Но умирая вот на этой строчке,
я думаю: народ — он Бог, и точка.
(«Мои стихи рассеялись в народе...»)
Что мешало печатать такие стихи? Чего боялись цензоры? Да, конечно же, стихи Губанова необычны, посреди пяти-шести строк обязательно намечается какой-то взрыв всего микрокосма стиха. Почти всегда его стихи выделялись из потока тогдашней поэтической уткоречи. Есенинская напевность вдруг переходит в хлебниковскую усложненность, Маяковский прорывается сквозь Гумилева. Вот уж в самом деле — рубище великих, ранее сказанных слов. Но после Библии
Но на цепи мое призванье,
и на цепи мое признанье,
но мы увидим — кольца ржавы.
И цепи сбросить не секрет,
но прежде чем покроют травы,
«опальный колокол державы»
споет малиновый сонет...
(«Воспоминание хуже дьявола...»)
Он часто бывал неровным, небрежным, драчливым, не заботясь о своем совершенстве ни в жизни, ни в поэзии. Это характерно для любого непечатающегося поэта, каким бы талантливым он ни был. Свои стихи, как правило, он воспринимал только на слух, а исполнял он их изумительно — звучащее слово поглощало все недостатки иногда небрежно сделанного стиха. Лишь публикации, книги заставили бы его строже относиться к авторедактуре. (Поэтому я и не верю в поэзию Интернета. Нет самодисциплины, нет взгляда со стороны на свое творчество. Публикации, и чем раньше, тем лучше, необходимы всем.)

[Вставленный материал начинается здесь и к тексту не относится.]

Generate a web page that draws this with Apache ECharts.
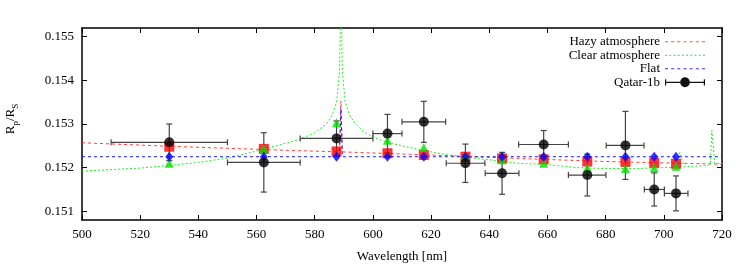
<!DOCTYPE html>
<html>
<head>
<meta charset="utf-8">
<script src="https://cdn.jsdelivr.net/npm/echarts@6/dist/echarts.min.js"></script>
<style>
    html, body { margin: 0; padding: 0; background: #fff; }
    #chart { width: 747px; height: 274px; }
</style>
</head>
<body>
<div id="chart"></div>
<script>
    // binned transmission spectrum (Qatar-1b)
    let wavelength = [530, 562.5, 587.5, 605, 617.5, 631.8, 644.4, 658.7, 673.7, 686.8, 696.7, 704.2];
    let binLow = [510, 550, 575, 600, 610, 625.2, 638.6, 650.1, 667.2, 680.2, 693.3, 700.2];
    let binHigh = [550, 575, 600, 610, 625, 638.5, 650.2, 667.2, 680.1, 693.2, 700.2, 708.3];
    let rpRs = [0.15258, 0.15212, 0.15267, 0.15278, 0.15305, 0.15210, 0.15187, 0.15253, 0.15183, 0.15251, 0.15150, 0.15141];
    let rpRsErr = [0.00042, 0.00068, 0.00040, 0.00044, 0.00047, 0.00044, 0.00048, 0.00032, 0.00048, 0.00078, 0.00038, 0.00040];

    // models binned to the same channels
    let hazyBin = [0.15248, 0.15243, 0.15237, 0.15233, 0.15229, 0.15225, 0.15221, 0.15219, 0.15214, 0.15213, 0.15211, 0.15209];
    let clearBin = [0.15210, 0.15244, 0.15303, 0.15263, 0.15246, 0.15226, 0.15218, 0.15210, 0.15199, 0.15198, 0.15200, 0.15203];
    let flatBin = [0.15225, 0.15225, 0.15225, 0.15225, 0.15225, 0.15225, 0.15225, 0.15225, 0.15225, 0.15225, 0.15225, 0.15225];

    // model curves
    let hazyWl = [500, 530, 560, 588.5, 589, 589.5, 620, 650, 680, 720];
    let hazyCurve = [0.15257, 0.15249, 0.15242, 0.15236, 0.15353, 0.15236, 0.15229, 0.15221, 0.15214, 0.15208];
    let clearWl = [500, 520, 530, 540, 550, 560, 570, 575, 580, 584, 586, 587.5, 588.5, 589, 589.5, 590.5, 592, 594, 597, 600, 604, 610, 617, 625, 632, 640, 650, 660, 670, 680, 690, 700, 704, 705.5, 707, 710, 715, 716, 716.5, 717.5, 720];
    let clearCurve = [0.15192, 0.15199, 0.15205, 0.15212, 0.15222, 0.15238, 0.15256, 0.15265, 0.15280, 0.15300, 0.15320, 0.15350, 0.15420, 0.15600, 0.15420, 0.15350, 0.15320, 0.15300, 0.15282, 0.15270, 0.15260, 0.15250, 0.15240, 0.15230, 0.15224, 0.15218, 0.15210, 0.15207, 0.15200, 0.15198, 0.15198, 0.15200, 0.15201, 0.15235, 0.15202, 0.15203, 0.15205, 0.15210, 0.15285, 0.15210, 0.15210];
    let flatWl = [500, 588.5, 589, 589.5, 720];
    let flatCurve = [0.15225, 0.15225, 0.15335, 0.15225, 0.15225];

    let yTicks = [0.151, 0.152, 0.153, 0.154, 0.155];

    function pairs(xs, ys) {
        return xs.map(function (x, i) { return [x, ys[i]]; });
    }

    // legend icon: a dashed stroke made of small rects, 40px wide
    function dashIcon(dash, gap) {
        let p = 'path://';
        for (let x = 0; x < 40; x += dash + gap) {
            let w = Math.min(dash, 40 - x);
            p += 'M' + x + ',4.4h' + w + 'v1.2h-' + w + 'Z';
        }
        return p + 'M0,0h0.01v0.01h-0.01Z M0,10h0.01v0.01h-0.01Z';
    }

    let errData = wavelength.map(function (w, i) {
        return [w, rpRs[i], binLow[i], binHigh[i], rpRsErr[i]];
    });

    function renderErr(params, api) {
        let x = api.value(0), y = api.value(1), e = api.value(4);
        let l = api.coord([api.value(2), y]);
        let r = api.coord([api.value(3), y]);
        let t = api.coord([x, y + e]);
        let b = api.coord([x, y - e]);
        let cap = 3;
        let st = {stroke: '#444', lineWidth: 1.2};
        return {
            type: 'group',
            children: [
                {type: 'line', shape: {x1: l[0], y1: l[1], x2: r[0], y2: r[1]}, style: st},
                {type: 'line', shape: {x1: l[0], y1: l[1] - cap, x2: l[0], y2: l[1] + cap}, style: st},
                {type: 'line', shape: {x1: r[0], y1: r[1] - cap, x2: r[0], y2: r[1] + cap}, style: st},
                {type: 'line', shape: {x1: t[0], y1: t[1], x2: b[0], y2: b[1]}, style: st},
                {type: 'line', shape: {x1: t[0] - cap, y1: t[1], x2: t[0] + cap, y2: t[1]}, style: st},
                {type: 'line', shape: {x1: b[0] - cap, y1: b[1], x2: b[0] + cap, y2: b[1]}, style: st}
            ]
        };
    }

    let font = 'Liberation Serif';
    let chart = echarts.init(document.getElementById('chart'));

    let xBase = {
        type: 'value', min: 500, max: 720, interval: 20,
        splitLine: {show: false},
        axisLine: {lineStyle: {color: '#000', width: 1.5}},
        axisTick: {inside: true, length: 5, lineStyle: {color: '#000'}}
    };
    let yBase = {
        type: 'value', min: 0.1508, max: 0.1552,
        splitLine: {show: false},
        axisLine: {show: true, lineStyle: {color: '#000', width: 1.5}},
        axisTick: {inside: true, length: 5, customValues: yTicks, lineStyle: {color: '#000'}}
    };

    chart.setOption({
        backgroundColor: '#fff',
        animation: false,
        textStyle: {fontFamily: font},
        grid: {left: 82, right: 25, top: 28, bottom: 54, outerBoundsMode: 'none'},
        legend: {
            orient: 'vertical',
            align: 'right',
            right: 37,
            top: 30,
            itemWidth: 40,
            itemHeight: 10,
            itemGap: 0,
            symbolKeepAspect: false,
            textStyle: {fontFamily: font, fontSize: 13, color: '#000', lineHeight: 13.5},
            data: [
                {name: 'Hazy atmosphere', icon: dashIcon(3, 3), itemStyle: {color: '#ff5050'}},
                {name: 'Clear atmosphere', icon: dashIcon(2, 2), itemStyle: {color: '#22ee22'}},
                {name: 'Flat', icon: dashIcon(3, 3), itemStyle: {color: '#3030ff'}},
                {name: 'Qatar-1b', itemStyle: {color: '#111'},
                    icon: 'path://M0,4.4H40V5.6H0Z M0,2H1.2V8H0Z M38.8,2H40V8H38.8Z M15.2,5A4.8,4.8,0,1,1,24.8,5A4.8,4.8,0,1,1,15.2,5Z'}
            ]
        },
        xAxis: [
            Object.assign({}, xBase, {
                position: 'bottom',
                name: 'Wavelength [nm]',
                nameLocation: 'middle',
                nameGap: 30,
                nameTextStyle: {fontFamily: font, fontSize: 13, color: '#000'},
                axisLabel: {margin: 8, fontFamily: font, fontSize: 13, color: '#000'}
            }),
            Object.assign({}, xBase, {position: 'top', axisLabel: {show: false}})
        ],
        yAxis: [
            Object.assign({}, yBase, {
                position: 'left',
                name: '{r|R}{s|p}{r|/R}{s|S}',
                nameLocation: 'middle',
                nameGap: 62,
                nameTextStyle: {
                    color: '#000',
                    padding: [0, 0, 0, 10],
                    rich: {
                        r: {fontFamily: font, fontSize: 13, color: '#000', verticalAlign: 'top', lineHeight: 13},
                        s: {fontFamily: font, fontSize: 9, color: '#000', verticalAlign: 'bottom', padding: [7, 0, 0, 0]}
                    }
                },
                axisLabel: {
                    margin: 8, fontFamily: font, fontSize: 13, color: '#000',
                    customValues: yTicks,
                    formatter: function (v) { return v.toFixed(3); }
                }
            }),
            Object.assign({}, yBase, {position: 'right', axisLabel: {show: false}})
        ],
        series: [
            {
                name: 'Hazy atmosphere', type: 'line', data: pairs(hazyWl, hazyCurve),
                symbol: 'none', z: 1,
                lineStyle: {color: '#ff3a3a', width: 1, type: [3, 3]},
                itemStyle: {color: '#ff3a3a'}
            },
            {
                name: 'Clear atmosphere', type: 'line', data: pairs(clearWl, clearCurve),
                symbol: 'none', z: 1,
                lineStyle: {color: '#22ee22', width: 1, type: [2, 2]},
                itemStyle: {color: '#22ee22'}
            },
            {
                name: 'Flat', type: 'line', data: pairs(flatWl, flatCurve),
                symbol: 'none', z: 1,
                lineStyle: {color: '#1a1aff', width: 1, type: [3, 3]},
                itemStyle: {color: '#1a1aff'}
            },
            {
                name: 'Qatar-1b', type: 'custom', data: errData, renderItem: renderErr,
                encode: {x: [0, 2, 3], y: [1]}, z: 2, silent: true
            },
            {
                type: 'scatter', data: pairs(wavelength, hazyBin), symbol: 'rect', symbolSize: 10,
                itemStyle: {color: '#ff0000'}, z: 3
            },
            {
                type: 'scatter', data: pairs(wavelength, clearBin), symbol: 'triangle', symbolSize: 9,
                itemStyle: {color: '#00e000'}, z: 4
            },
            {
                type: 'scatter', data: pairs(wavelength, flatBin), symbol: 'diamond', symbolSize: [8, 10],
                itemStyle: {color: '#0000ff'}, z: 5
            },
            {
                name: 'Qatar-1b', type: 'scatter', data: pairs(wavelength, rpRs), symbol: 'circle', symbolSize: 10,
                itemStyle: {color: '#000'}, z: 6
            }
        ]
    });
</script>
</body>
</html>
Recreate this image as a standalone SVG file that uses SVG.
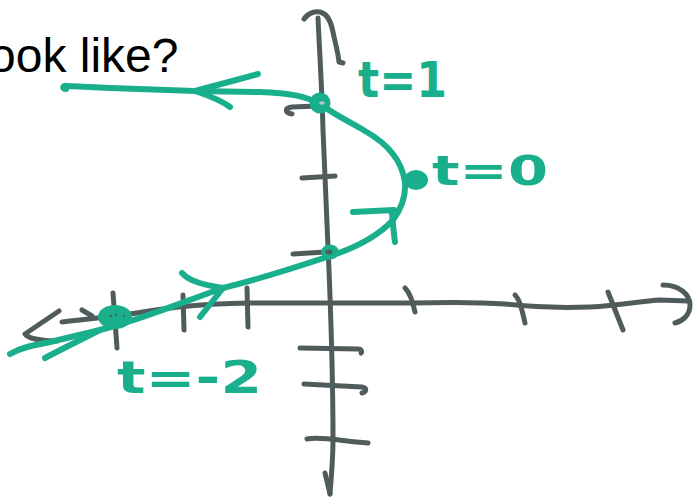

Друзья все более уставали от него, бросали в сомнительных компаниях... От прежнего авторитета безусловного лидера не осталось и следа, да и весь ранний андеграунд шестидесятых годов, якобы не нуждавшийся в публикациях, стремительно перекочевывал на сытый Запад со своими выставками, со своими книгами в солидных переплетах, наверстывая упущенное. Губанову Запад был не нужен совсем, изредка в каких-то западных антологиях и журналах появлялись и его неотредактированные стихи. Он то искренне радовался, то закидывал их куда-нибудь. Ему нужна была его Россия. Но где она, где его читатели, его слушатели? Он становился жестоким, мог впасть в истерику, как писал тот же Алейников, «когда его не просто вело что-то и куда-то, но — несло, и был он — одержим, был — сплошной взлет и сплошной нерв...».
Но буду я работать, пока гол,
чтоб с царского плеча сорвать мне шубу,
когда уже прочитан приговор
и улыбается топор не в шутку.
Но буду я работать до тех пор,
пока с сердец не сброшу зло и плесень.
Ах, скоро, скоро вас разбудит горн
моих зловещих, беспощадных песен!..
(«Первая клятва»)
Отнюдь не все его песни были злы и беспощадны, хватало и лирики, и нежных чувств. Хватало и по-рубцовски простых песен и стихов, но почему-то и они упорно не замечались издателями, будто его раннее предчувствие, высказанное еще в шестнадцать лет — «но не будет мне изданий...», обязательно должно было исполниться. Не сразу же появились его чудовищная неприкаянность, его абсолютное одиночество («Скоро, одиночеством запятнанный, / Я уйду от мерок и морок, / Слушать зарифмованными пятками / Тихие трагедии дорог»). Юный гений мог найти свой мир, порой и находил его — в подвалах и котельных, в деревнях и старых соборах, среди остатков старой русской интеллигенции и, главное, в книгах, книгах, книгах. Он, можно сказать, вобрал в себя все богатство русской поэзии, он шел путем вольного служения русскому слову. Поэзия Леонида Губанова, особенно ранняя — насквозь цитатна: Есенин и Гумилев, Клюев и Маяковский, Северянин и Пастернак... Это был его литературный институт, его высокое ученичество.